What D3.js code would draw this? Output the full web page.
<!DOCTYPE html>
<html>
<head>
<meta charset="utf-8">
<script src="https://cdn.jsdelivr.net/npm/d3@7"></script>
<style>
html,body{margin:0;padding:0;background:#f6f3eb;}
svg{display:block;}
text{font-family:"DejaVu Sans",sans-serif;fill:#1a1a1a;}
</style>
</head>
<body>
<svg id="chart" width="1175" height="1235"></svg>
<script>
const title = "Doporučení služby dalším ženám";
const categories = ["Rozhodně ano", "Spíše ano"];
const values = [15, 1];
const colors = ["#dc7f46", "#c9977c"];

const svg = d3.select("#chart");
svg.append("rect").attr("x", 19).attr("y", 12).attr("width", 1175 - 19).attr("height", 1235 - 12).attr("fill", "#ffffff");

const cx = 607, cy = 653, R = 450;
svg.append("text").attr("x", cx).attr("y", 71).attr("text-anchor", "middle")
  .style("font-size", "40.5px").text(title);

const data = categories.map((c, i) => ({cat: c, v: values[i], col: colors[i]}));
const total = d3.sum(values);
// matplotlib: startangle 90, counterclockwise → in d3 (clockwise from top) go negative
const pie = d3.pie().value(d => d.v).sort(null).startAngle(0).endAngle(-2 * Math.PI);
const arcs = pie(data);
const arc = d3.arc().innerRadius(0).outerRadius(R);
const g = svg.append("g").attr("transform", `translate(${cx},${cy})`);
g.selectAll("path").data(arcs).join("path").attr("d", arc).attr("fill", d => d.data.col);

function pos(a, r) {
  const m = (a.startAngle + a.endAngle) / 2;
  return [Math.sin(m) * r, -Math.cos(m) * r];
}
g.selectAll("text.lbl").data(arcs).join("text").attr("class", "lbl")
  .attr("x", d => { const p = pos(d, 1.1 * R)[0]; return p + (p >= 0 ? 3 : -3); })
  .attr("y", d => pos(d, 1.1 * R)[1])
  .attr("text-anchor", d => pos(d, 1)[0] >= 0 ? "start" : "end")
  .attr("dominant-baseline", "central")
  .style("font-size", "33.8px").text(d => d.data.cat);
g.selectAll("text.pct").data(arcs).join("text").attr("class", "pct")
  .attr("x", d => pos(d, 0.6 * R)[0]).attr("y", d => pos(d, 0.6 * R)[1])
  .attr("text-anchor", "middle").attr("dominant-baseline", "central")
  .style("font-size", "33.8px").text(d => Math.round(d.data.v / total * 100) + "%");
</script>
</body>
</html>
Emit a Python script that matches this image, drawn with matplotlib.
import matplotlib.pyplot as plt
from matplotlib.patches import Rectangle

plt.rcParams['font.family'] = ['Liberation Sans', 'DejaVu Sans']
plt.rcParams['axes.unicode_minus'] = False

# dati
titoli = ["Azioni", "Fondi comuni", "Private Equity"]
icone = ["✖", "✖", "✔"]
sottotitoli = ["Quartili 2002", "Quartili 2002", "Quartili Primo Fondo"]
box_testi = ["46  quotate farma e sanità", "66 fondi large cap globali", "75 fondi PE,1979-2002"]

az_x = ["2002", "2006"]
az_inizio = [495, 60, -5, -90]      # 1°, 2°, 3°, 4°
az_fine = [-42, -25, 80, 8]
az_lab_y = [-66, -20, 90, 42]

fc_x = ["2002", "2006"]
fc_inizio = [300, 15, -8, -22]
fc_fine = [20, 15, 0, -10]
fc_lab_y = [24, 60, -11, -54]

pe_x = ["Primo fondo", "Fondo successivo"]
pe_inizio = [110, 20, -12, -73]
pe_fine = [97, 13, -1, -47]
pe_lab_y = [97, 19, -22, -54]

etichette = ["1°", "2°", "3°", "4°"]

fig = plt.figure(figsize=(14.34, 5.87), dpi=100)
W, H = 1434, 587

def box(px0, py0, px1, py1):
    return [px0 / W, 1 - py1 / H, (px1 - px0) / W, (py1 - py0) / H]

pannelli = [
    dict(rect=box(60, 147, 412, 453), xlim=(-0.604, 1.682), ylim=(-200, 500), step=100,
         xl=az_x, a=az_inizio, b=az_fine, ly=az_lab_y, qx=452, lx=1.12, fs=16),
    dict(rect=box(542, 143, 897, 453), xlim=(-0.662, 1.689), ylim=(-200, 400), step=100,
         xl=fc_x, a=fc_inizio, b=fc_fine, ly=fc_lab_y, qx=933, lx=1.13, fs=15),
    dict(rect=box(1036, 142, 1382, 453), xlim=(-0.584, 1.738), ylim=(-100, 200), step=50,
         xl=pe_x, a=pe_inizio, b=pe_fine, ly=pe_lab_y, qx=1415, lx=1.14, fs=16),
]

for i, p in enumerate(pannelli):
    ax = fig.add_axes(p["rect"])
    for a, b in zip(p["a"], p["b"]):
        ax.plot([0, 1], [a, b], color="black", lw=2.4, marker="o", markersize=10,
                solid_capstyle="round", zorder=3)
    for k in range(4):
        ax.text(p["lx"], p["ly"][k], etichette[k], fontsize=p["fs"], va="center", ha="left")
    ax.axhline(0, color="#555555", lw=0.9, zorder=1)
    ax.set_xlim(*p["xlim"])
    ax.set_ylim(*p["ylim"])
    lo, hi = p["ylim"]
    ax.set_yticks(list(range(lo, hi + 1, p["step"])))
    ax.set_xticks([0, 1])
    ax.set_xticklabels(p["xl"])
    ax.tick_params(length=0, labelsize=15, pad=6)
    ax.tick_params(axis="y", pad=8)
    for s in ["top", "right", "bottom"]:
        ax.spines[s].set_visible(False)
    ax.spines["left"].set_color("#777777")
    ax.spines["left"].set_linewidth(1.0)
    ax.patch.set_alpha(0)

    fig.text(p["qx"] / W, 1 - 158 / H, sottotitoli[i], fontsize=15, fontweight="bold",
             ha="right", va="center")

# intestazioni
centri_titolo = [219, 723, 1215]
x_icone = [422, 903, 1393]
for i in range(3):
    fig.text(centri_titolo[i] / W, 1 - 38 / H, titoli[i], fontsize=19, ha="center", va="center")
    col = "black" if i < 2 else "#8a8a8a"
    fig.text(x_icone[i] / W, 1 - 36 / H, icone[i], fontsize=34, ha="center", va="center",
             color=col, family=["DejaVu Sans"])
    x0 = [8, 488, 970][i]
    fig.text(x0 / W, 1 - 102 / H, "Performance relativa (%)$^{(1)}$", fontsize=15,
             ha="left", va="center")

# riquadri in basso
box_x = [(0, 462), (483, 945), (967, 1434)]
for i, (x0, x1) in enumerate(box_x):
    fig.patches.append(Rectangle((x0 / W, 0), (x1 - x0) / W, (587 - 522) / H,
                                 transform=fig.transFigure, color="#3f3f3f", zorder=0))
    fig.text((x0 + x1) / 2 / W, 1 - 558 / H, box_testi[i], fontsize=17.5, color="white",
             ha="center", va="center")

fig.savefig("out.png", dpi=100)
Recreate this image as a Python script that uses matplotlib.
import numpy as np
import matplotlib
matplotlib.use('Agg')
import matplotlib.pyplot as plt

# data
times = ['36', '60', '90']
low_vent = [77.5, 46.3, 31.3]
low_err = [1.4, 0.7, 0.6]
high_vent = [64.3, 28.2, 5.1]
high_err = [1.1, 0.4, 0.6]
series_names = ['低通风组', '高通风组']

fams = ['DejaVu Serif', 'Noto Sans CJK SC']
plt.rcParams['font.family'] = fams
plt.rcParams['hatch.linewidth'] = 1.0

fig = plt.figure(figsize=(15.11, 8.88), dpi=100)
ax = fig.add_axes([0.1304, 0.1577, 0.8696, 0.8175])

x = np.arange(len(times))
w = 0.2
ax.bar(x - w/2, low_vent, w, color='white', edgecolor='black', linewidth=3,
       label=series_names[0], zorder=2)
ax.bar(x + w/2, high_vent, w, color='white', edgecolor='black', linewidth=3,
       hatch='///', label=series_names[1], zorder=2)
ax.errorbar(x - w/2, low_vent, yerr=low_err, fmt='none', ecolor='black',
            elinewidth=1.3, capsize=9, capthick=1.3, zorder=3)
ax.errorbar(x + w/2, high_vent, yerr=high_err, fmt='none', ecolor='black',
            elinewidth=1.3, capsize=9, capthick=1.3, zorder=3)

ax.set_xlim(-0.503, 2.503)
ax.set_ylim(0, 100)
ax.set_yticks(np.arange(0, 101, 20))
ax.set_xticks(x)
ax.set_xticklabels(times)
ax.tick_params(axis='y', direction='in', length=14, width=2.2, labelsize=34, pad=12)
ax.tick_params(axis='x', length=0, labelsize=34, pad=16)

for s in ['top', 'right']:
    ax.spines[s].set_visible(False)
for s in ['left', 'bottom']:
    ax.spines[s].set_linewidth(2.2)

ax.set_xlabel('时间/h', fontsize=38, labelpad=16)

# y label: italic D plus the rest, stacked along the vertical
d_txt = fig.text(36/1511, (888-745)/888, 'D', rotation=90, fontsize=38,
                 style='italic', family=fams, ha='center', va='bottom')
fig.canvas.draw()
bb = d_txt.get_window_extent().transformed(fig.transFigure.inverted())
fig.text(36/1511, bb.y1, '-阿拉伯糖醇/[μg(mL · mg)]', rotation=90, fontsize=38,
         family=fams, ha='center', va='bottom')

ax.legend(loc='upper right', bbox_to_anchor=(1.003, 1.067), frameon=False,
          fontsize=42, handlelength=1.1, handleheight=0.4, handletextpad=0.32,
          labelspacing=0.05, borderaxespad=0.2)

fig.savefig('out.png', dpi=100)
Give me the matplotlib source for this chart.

= = = = = = =

» Challenge:
From the records above, copy out the line with "Recreate this image", the line with "ax.set_xlabel('时间/h', fontsize=38, labelpad=16)", and every line between them, word for word.

» Correct response:
Recreate this image as a Python script that uses matplotlib.
import numpy as np
import matplotlib
matplotlib.use('Agg')
import matplotlib.pyplot as plt

# data
times = ['36', '60', '90']
low_vent = [77.5, 46.3, 31.3]
low_err = [1.4, 0.7, 0.6]
high_vent = [64.3, 28.2, 5.1]
high_err = [1.1, 0.4, 0.6]
series_names = ['低通风组', '高通风组']

fams = ['DejaVu Serif', 'Noto Sans CJK SC']
plt.rcParams['font.family'] = fams
plt.rcParams['hatch.linewidth'] = 1.0

fig = plt.figure(figsize=(15.11, 8.88), dpi=100)
ax = fig.add_axes([0.1304, 0.1577, 0.8696, 0.8175])

x = np.arange(len(times))
w = 0.2
ax.bar(x - w/2, low_vent, w, color='white', edgecolor='black', linewidth=3,
       label=series_names[0], zorder=2)
ax.bar(x + w/2, high_vent, w, color='white', edgecolor='black', linewidth=3,
       hatch='///', label=series_names[1], zorder=2)
ax.errorbar(x - w/2, low_vent, yerr=low_err, fmt='none', ecolor='black',
            elinewidth=1.3, capsize=9, capthick=1.3, zorder=3)
ax.errorbar(x + w/2, high_vent, yerr=high_err, fmt='none', ecolor='black',
            elinewidth=1.3, capsize=9, capthick=1.3, zorder=3)

ax.set_xlim(-0.503, 2.503)
ax.set_ylim(0, 100)
ax.set_yticks(np.arange(0, 101, 20))
ax.set_xticks(x)
ax.set_xticklabels(times)
ax.tick_params(axis='y', direction='in', length=14, width=2.2, labelsize=34, pad=12)
ax.tick_params(axis='x', length=0, labelsize=34, pad=16)

for s in ['top', 'right']:
    ax.spines[s].set_visible(False)
for s in ['left', 'bottom']:
    ax.spines[s].set_linewidth(2.2)

ax.set_xlabel('时间/h', fontsize=38, labelpad=16)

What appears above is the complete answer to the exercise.